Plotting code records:
+ + +
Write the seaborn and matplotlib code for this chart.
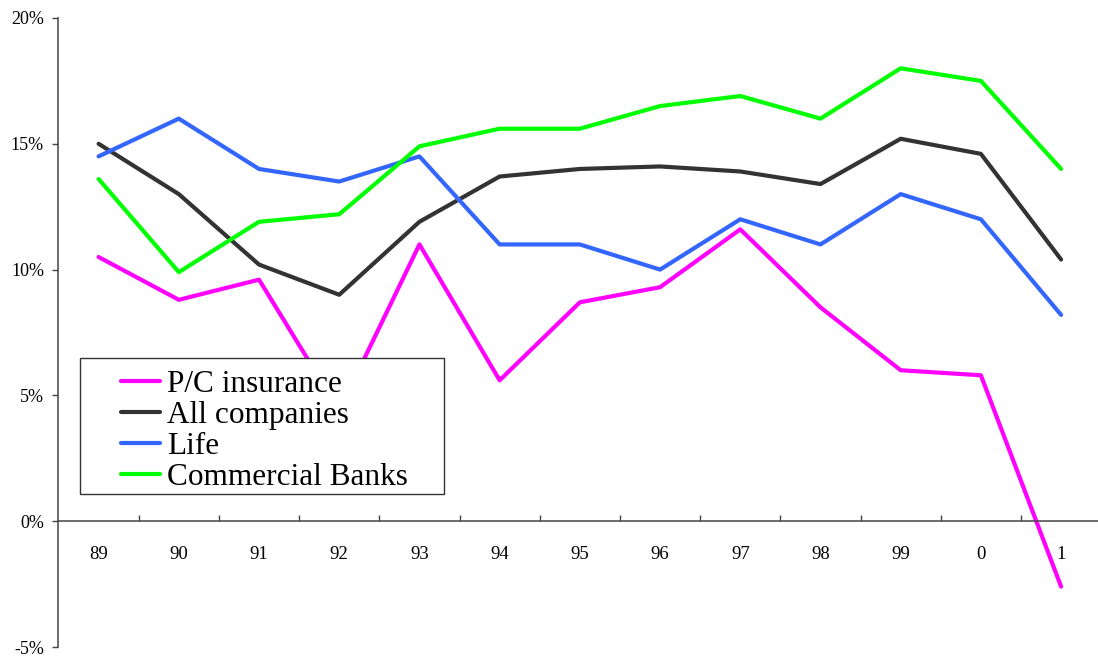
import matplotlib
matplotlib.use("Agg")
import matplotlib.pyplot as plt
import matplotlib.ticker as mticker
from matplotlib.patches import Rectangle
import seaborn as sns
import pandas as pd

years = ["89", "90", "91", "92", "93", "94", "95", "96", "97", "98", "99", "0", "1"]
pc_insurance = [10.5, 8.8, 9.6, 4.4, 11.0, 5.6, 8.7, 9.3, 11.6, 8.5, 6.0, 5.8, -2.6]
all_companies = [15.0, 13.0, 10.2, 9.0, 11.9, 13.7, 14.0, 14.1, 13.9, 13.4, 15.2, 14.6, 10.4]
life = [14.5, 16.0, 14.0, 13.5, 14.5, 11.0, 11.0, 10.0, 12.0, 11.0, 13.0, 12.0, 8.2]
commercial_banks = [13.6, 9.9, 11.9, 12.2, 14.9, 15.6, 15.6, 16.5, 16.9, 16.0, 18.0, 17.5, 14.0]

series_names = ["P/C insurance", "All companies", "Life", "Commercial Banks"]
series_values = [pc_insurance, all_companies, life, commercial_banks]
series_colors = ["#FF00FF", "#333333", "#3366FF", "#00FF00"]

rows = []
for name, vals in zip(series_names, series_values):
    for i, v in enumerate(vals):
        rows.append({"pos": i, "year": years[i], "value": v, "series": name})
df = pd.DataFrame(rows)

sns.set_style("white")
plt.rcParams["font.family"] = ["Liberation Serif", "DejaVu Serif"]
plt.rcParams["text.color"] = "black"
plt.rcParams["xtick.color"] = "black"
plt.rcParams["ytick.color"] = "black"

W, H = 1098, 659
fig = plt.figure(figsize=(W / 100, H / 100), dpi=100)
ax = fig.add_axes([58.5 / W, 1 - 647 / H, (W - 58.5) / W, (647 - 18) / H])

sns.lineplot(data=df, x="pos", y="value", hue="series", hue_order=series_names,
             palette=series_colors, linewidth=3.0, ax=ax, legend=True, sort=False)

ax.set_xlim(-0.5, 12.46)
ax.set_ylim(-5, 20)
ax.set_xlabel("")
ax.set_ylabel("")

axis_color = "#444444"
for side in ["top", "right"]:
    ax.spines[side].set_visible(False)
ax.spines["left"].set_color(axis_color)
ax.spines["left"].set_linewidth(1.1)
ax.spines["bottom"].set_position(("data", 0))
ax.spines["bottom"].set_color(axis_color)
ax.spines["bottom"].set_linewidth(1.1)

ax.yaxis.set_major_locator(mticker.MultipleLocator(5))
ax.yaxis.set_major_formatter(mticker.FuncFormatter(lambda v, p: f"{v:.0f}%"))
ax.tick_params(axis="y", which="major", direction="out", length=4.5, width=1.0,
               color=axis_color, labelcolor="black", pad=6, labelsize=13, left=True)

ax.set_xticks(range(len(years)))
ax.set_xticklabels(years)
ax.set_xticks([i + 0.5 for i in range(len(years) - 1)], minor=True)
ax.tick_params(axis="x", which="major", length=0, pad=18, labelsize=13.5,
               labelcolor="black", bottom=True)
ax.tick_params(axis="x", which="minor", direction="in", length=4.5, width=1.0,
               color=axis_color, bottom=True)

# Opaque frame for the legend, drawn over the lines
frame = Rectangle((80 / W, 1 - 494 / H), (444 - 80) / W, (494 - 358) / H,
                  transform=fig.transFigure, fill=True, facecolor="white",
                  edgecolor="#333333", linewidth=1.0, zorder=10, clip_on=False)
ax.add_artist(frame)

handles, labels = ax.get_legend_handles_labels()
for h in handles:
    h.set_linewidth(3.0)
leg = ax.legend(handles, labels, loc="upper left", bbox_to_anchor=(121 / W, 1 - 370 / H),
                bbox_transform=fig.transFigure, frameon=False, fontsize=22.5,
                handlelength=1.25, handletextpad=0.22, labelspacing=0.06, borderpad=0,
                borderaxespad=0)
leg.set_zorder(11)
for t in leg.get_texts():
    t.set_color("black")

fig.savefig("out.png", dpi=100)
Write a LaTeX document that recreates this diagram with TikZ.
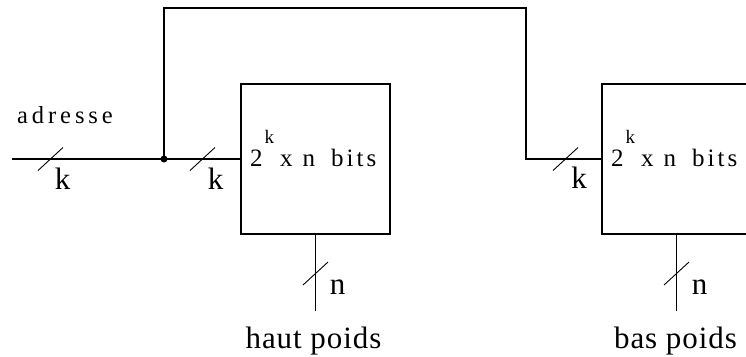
+ + +
Skip every picture and return the lines above from the top through the one that contains "import pandas as pd".

▶ CORRECT ANSWER:
Write the seaborn and matplotlib code for this chart.
import matplotlib
matplotlib.use("Agg")
import matplotlib.pyplot as plt
import matplotlib.ticker as mticker
from matplotlib.patches import Rectangle
import seaborn as sns
import pandas as pd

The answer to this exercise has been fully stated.